Any picture among the records should be left out, please; retype the rest exactly.

DATASET RECORDS:
######
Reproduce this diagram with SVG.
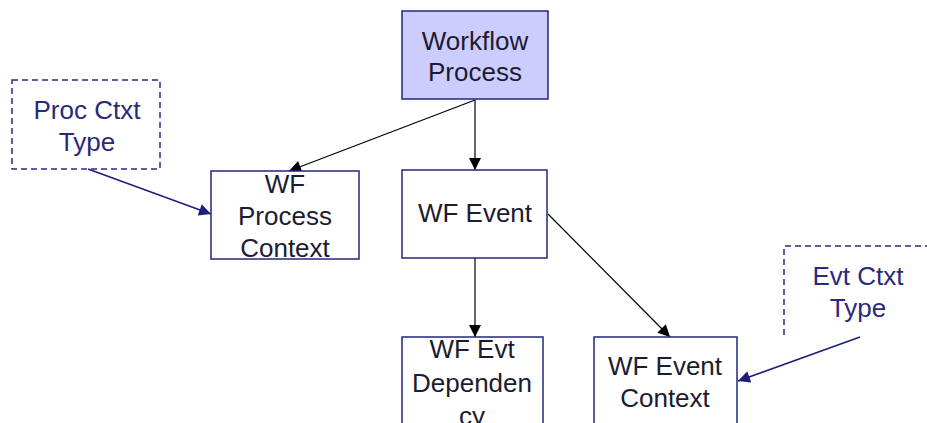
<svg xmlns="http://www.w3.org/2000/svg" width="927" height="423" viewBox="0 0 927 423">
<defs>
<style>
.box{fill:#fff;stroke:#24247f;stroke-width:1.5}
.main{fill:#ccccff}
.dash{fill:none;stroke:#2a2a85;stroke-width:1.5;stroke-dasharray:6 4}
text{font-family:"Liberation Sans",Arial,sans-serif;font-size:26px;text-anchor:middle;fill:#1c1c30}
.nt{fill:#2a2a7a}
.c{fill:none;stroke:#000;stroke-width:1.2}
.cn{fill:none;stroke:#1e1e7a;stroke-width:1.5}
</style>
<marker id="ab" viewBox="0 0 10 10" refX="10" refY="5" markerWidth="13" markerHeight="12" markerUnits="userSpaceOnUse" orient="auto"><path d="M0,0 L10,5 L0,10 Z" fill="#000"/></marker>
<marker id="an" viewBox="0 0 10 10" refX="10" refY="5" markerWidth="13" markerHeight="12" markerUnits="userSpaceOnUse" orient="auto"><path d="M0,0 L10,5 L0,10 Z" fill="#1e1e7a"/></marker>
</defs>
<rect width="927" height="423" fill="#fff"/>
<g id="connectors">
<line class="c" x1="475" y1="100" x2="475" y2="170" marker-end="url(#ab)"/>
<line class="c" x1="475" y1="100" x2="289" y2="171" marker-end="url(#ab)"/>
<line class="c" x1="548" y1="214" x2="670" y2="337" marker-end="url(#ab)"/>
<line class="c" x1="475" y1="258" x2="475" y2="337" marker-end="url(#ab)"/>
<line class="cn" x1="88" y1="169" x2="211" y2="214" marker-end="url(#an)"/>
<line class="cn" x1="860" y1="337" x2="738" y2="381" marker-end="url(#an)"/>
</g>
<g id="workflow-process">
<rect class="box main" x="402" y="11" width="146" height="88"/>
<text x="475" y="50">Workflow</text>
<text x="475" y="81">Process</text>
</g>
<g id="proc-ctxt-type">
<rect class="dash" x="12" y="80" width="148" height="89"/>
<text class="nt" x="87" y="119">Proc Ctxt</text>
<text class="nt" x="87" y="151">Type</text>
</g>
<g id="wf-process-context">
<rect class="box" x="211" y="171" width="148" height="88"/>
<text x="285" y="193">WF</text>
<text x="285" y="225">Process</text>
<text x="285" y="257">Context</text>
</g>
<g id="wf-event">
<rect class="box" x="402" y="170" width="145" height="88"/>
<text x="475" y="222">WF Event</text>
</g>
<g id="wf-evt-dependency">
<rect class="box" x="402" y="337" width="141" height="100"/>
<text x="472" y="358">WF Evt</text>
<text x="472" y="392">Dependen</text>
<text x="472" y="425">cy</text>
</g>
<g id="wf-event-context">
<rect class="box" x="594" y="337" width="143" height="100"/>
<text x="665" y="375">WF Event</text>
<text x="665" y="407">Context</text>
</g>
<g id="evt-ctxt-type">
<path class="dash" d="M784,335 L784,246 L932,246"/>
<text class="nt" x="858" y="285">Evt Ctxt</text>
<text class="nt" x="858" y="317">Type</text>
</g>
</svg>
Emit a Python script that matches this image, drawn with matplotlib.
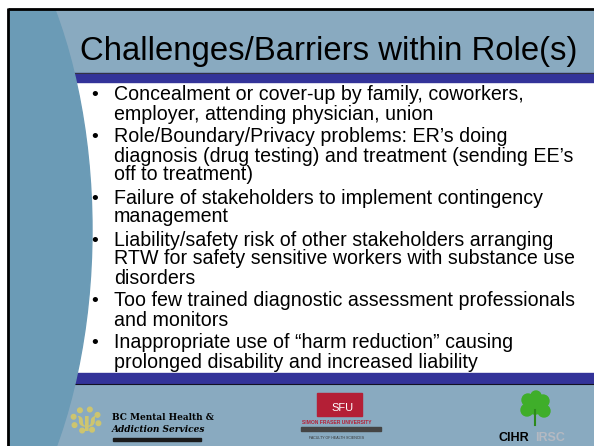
######
RESULT:
Reproduce this diagram with SVG.
<svg xmlns="http://www.w3.org/2000/svg" width="927" height="423" viewBox="0 0 927 423">
<defs>
<style>
.box{fill:#fff;stroke:#24247f;stroke-width:1.5}
.main{fill:#ccccff}
.dash{fill:none;stroke:#2a2a85;stroke-width:1.5;stroke-dasharray:6 4}
text{font-family:"Liberation Sans",Arial,sans-serif;font-size:26px;text-anchor:middle;fill:#1c1c30}
.nt{fill:#2a2a7a}
.c{fill:none;stroke:#000;stroke-width:1.2}
.cn{fill:none;stroke:#1e1e7a;stroke-width:1.5}
</style>
<marker id="ab" viewBox="0 0 10 10" refX="10" refY="5" markerWidth="13" markerHeight="12" markerUnits="userSpaceOnUse" orient="auto"><path d="M0,0 L10,5 L0,10 Z" fill="#000"/></marker>
<marker id="an" viewBox="0 0 10 10" refX="10" refY="5" markerWidth="13" markerHeight="12" markerUnits="userSpaceOnUse" orient="auto"><path d="M0,0 L10,5 L0,10 Z" fill="#1e1e7a"/></marker>
</defs>
<rect width="927" height="423" fill="#fff"/>
<g id="connectors">
<line class="c" x1="475" y1="100" x2="475" y2="170" marker-end="url(#ab)"/>
<line class="c" x1="475" y1="100" x2="289" y2="171" marker-end="url(#ab)"/>
<line class="c" x1="548" y1="214" x2="670" y2="337" marker-end="url(#ab)"/>
<line class="c" x1="475" y1="258" x2="475" y2="337" marker-end="url(#ab)"/>
<line class="cn" x1="88" y1="169" x2="211" y2="214" marker-end="url(#an)"/>
<line class="cn" x1="860" y1="337" x2="738" y2="381" marker-end="url(#an)"/>
</g>
<g id="workflow-process">
<rect class="box main" x="402" y="11" width="146" height="88"/>
<text x="475" y="50">Workflow</text>
<text x="475" y="81">Process</text>
</g>
<g id="proc-ctxt-type">
<rect class="dash" x="12" y="80" width="148" height="89"/>
<text class="nt" x="87" y="119">Proc Ctxt</text>
<text class="nt" x="87" y="151">Type</text>
</g>
<g id="wf-process-context">
<rect class="box" x="211" y="171" width="148" height="88"/>
<text x="285" y="193">WF</text>
<text x="285" y="225">Process</text>
<text x="285" y="257">Context</text>
</g>
<g id="wf-event">
<rect class="box" x="402" y="170" width="145" height="88"/>
<text x="475" y="222">WF Event</text>
</g>
<g id="wf-evt-dependency">
<rect class="box" x="402" y="337" width="141" height="100"/>
<text x="472" y="358">WF Evt</text>
<text x="472" y="392">Dependen</text>
<text x="472" y="425">cy</text>
</g>
<g id="wf-event-context">
<rect class="box" x="594" y="337" width="143" height="100"/>
<text x="665" y="375">WF Event</text>
<text x="665" y="407">Context</text>
</g>
<g id="evt-ctxt-type">
<path class="dash" d="M784,335 L784,246 L932,246"/>
<text class="nt" x="858" y="285">Evt Ctxt</text>
<text class="nt" x="858" y="317">Type</text>
</g>
</svg>
Emit a Python script that matches this image, drawn with matplotlib.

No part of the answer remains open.